──────── MATERIAL PROVIDED ────────

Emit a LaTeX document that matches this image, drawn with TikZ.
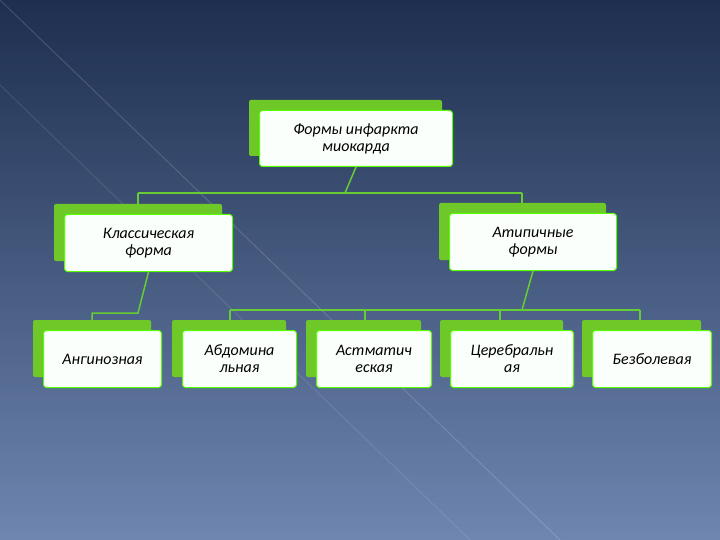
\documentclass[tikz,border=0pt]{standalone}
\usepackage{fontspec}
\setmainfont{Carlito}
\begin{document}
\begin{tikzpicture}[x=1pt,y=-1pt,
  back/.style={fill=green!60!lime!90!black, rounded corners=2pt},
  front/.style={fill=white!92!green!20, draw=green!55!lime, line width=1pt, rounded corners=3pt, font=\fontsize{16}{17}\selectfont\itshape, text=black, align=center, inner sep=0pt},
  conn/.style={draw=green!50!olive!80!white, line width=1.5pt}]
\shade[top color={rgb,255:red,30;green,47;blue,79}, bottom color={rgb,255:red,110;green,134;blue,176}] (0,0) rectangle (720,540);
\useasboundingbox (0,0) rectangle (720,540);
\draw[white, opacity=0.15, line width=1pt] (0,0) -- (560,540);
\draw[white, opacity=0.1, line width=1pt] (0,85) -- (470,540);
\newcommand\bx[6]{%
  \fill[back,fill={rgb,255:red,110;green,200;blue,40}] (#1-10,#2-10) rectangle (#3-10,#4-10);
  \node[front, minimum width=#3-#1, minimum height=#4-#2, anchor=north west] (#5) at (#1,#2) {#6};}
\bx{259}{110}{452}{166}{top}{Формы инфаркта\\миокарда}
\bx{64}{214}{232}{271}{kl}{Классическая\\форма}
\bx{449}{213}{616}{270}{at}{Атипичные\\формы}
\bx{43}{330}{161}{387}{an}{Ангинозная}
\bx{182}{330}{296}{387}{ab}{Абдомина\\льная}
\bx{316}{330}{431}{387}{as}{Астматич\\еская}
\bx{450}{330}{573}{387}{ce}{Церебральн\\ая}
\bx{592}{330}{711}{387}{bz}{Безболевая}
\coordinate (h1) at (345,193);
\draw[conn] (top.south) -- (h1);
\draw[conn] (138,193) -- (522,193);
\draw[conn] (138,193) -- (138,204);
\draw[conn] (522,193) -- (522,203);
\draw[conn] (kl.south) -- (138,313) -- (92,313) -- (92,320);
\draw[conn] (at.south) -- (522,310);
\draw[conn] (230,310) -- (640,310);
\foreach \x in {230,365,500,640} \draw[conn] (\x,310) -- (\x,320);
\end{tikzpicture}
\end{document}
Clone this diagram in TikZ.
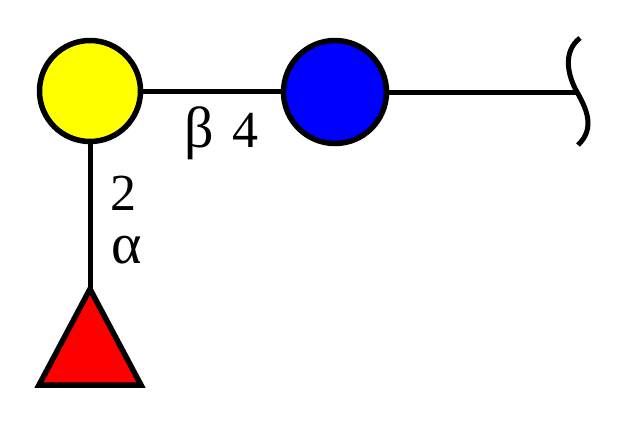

────────

*STATED PROBLEM*:
Copy out each line exactly, without the pictures.

*ANSWER IN FULL*:
Emit a LaTeX document that matches this image, drawn with TikZ.
\documentclass[tikz,border=0pt]{standalone}
\usepackage{fontspec}
\setmainfont{Carlito}
\begin{document}
\begin{tikzpicture}[x=1pt,y=-1pt,
  back/.style={fill=green!60!lime!90!black, rounded corners=2pt},
  front/.style={fill=white!92!green!20, draw=green!55!lime, line width=1pt, rounded corners=3pt, font=\fontsize{16}{17}\selectfont\itshape, text=black, align=center, inner sep=0pt},
  conn/.style={draw=green!50!olive!80!white, line width=1.5pt}]
\shade[top color={rgb,255:red,30;green,47;blue,79}, bottom color={rgb,255:red,110;green,134;blue,176}] (0,0) rectangle (720,540);
\useasboundingbox (0,0) rectangle (720,540);
\draw[white, opacity=0.15, line width=1pt] (0,0) -- (560,540);
\draw[white, opacity=0.1, line width=1pt] (0,85) -- (470,540);
\newcommand\bx[6]{%
  \fill[back,fill={rgb,255:red,110;green,200;blue,40}] (#1-10,#2-10) rectangle (#3-10,#4-10);
  \node[front, minimum width=#3-#1, minimum height=#4-#2, anchor=north west] (#5) at (#1,#2) {#6};}
\bx{259}{110}{452}{166}{top}{Формы инфаркта\\миокарда}
\bx{64}{214}{232}{271}{kl}{Классическая\\форма}
\bx{449}{213}{616}{270}{at}{Атипичные\\формы}
\bx{43}{330}{161}{387}{an}{Ангинозная}
\bx{182}{330}{296}{387}{ab}{Абдомина\\льная}
\bx{316}{330}{431}{387}{as}{Астматич\\еская}
\bx{450}{330}{573}{387}{ce}{Церебральн\\ая}
\bx{592}{330}{711}{387}{bz}{Безболевая}
\coordinate (h1) at (345,193);
\draw[conn] (top.south) -- (h1);
\draw[conn] (138,193) -- (522,193);
\draw[conn] (138,193) -- (138,204);
\draw[conn] (522,193) -- (522,203);
\draw[conn] (kl.south) -- (138,313) -- (92,313) -- (92,320);
\draw[conn] (at.south) -- (522,310);
\draw[conn] (230,310) -- (640,310);
\foreach \x in {230,365,500,640} \draw[conn] (\x,310) -- (\x,320);
\end{tikzpicture}
\end{document}
Clone this diagram in TikZ.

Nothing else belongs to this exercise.